Ben Gurion Is Not A Valid Entry Point For Some Travelers

Some travelers planning to reach Israel or the West Bank through Tel Aviv's Ben Gurion International Airport now need to treat that airport as unusable for their trip. Australia's Smartraveller says anyone registered in the Palestinian Population Register, including some Australian passport holders of Palestinian descent, is prohibited from entering Israel through Ben Gurion and must enter and exit Palestine through the Allenby border crossing instead. That turns what many travelers assume is a simple flight decision into a ground transfer problem with hard timing, document, and buffer consequences.
Israel Entry Rule: What Changed
The practical change is not a broad airport closure or a new war related suspension. It is a traveler specific access rule that removes Ben Gurion as a legal entry point for people tied to the Palestinian Population Register. Smartraveller states this directly, and also warns that Israeli airport officials may ask some travelers to sign a form that stops them entering Palestine, with limited scope for embassy intervention.
First order, Ben Gurion is not a valid gateway for this group even if flights are operating normally. Second order, the whole itinerary shifts east to Jordan, then back west through the Allenby Bridge, also called the King Hussein crossing, near Amman, Jordan, and the West Bank. Smartraveller's Israel and Palestine advisories both warn that land crossings can open and close at short notice, which makes same day onward plans more fragile than a normal airport arrival.
Who This Rule Applies To
The key exposure point is registration, not only passport. Smartraveller says authorities may consider you a Palestinian national if you currently hold, or previously held, a Palestinian ID card, and it separately says travelers registered in the Palestinian Population Register must use Allenby rather than Ben Gurion. That means some dual nationals and some foreign passport holders can still fall under this rule even if they expected to enter as ordinary tourists.
This matters most for travelers visiting family in the West Bank, religious travelers sequencing Jordan and Jerusalem on one itinerary, aid and NGO travelers, and anyone with fixed appointments in Jerusalem, Bethlehem, Jericho, or Ramallah. It also matters for travelers who assumed they could fly into Tel Aviv, then sort out West Bank access after arrival. For this group, that assumption can break the trip before departure because the wrong inbound ticket can send the traveler to a border point they are not allowed to use.
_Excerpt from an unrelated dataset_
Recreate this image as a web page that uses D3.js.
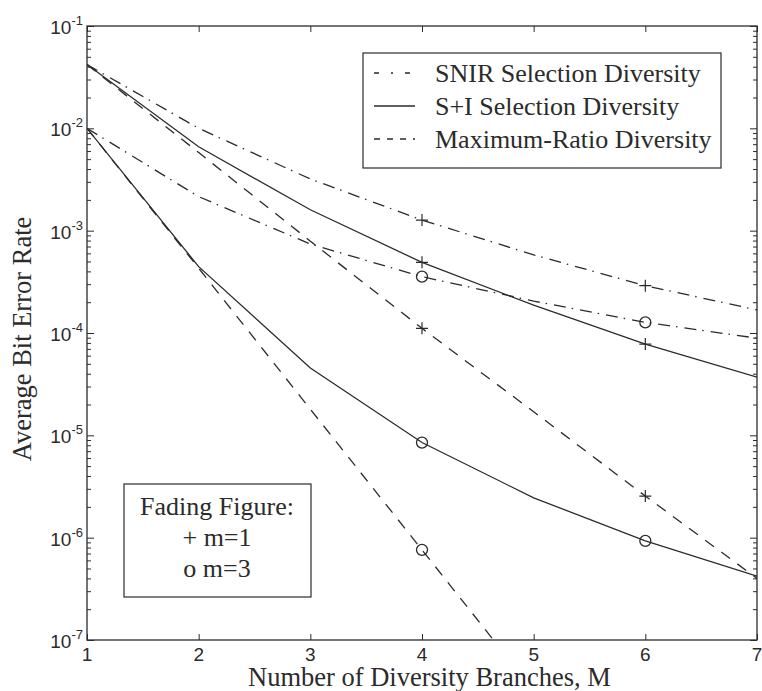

What Travelers Should Do Before Departure
The first move is to verify status before booking, not at the airport. If there is any chance a traveler is in the Palestinian Population Register, they should confirm current entry treatment with the relevant authorities and not assume a foreign passport alone overrides registry status. Smartraveller also says such travelers may need a Palestinian travel document, and that border authorities can change entry and exit conditions at short notice.
In practice, Allenby routing means building the trip around border hours, cutoffs, and road transfers. Israel Airports Authority says the Allenby passenger terminal currently operates Sunday through Thursday from 800 a.m. to 500 p.m., Friday from 800 a.m. to 330 p.m., and is closed on Saturday, with passengers required to arrive no later than three hours before closing. Travelers who miss those windows are not dealing with a small delay, they are often dealing with a failed same day crossing and an extra hotel night on one side of the border.
The safer planning model is to separate flight arrival from border crossing whenever the schedule is tight. Travelers landing at Queen Alia International Airport (AMM) near Amman should avoid assuming they can clear the airport, drive to the crossing, pass multiple control points, and still make a same day appointment in Jerusalem or the West Bank without slack. In an earlier Adept Traveler article, Jordan Border Hours Tighten Exit Plans March 14 showed how hard cutoff times at Allenby turn small delays into missed day of travel outcomes. Travelers using Jordan should also account for Thursday and Friday protest related road friction in Amman and on routes toward border areas, as detailed in Jordan Embassy Alert Raises Amman Protest Risk.
How Allenby Routing Works In Practice
Allenby is the main overland corridor linking Jordan with the West Bank, and Smartraveller describes it as the crossing near Amman used for road passage between the West Bank and Jordan. Travelers should expect more than one control layer, Palestinian and Israeli processes tied to the crossing itself, then Jordan entry formalities on the other side. Smartraveller also notes that crossings may close or face highly restricted access for long periods and can change with little notice.
What happens next is less about a likely policy reversal and more about enforcement risk staying high while the wider regional security environment remains unstable. Smartraveller currently advises against travel to Israel, Gaza, and the West Bank because of armed conflict and volatility, and specifically warns that airports and land crossings can be disrupted with little notice. For affected travelers, the operational takeaway is simple. Do not book Ben Gurion first and troubleshoot later. Build the trip around Jordan, verify documents before departure, carry proof of status and onward plans, and add enough transfer buffer that a checkpoint delay or shortened border day does not collapse the whole itinerary.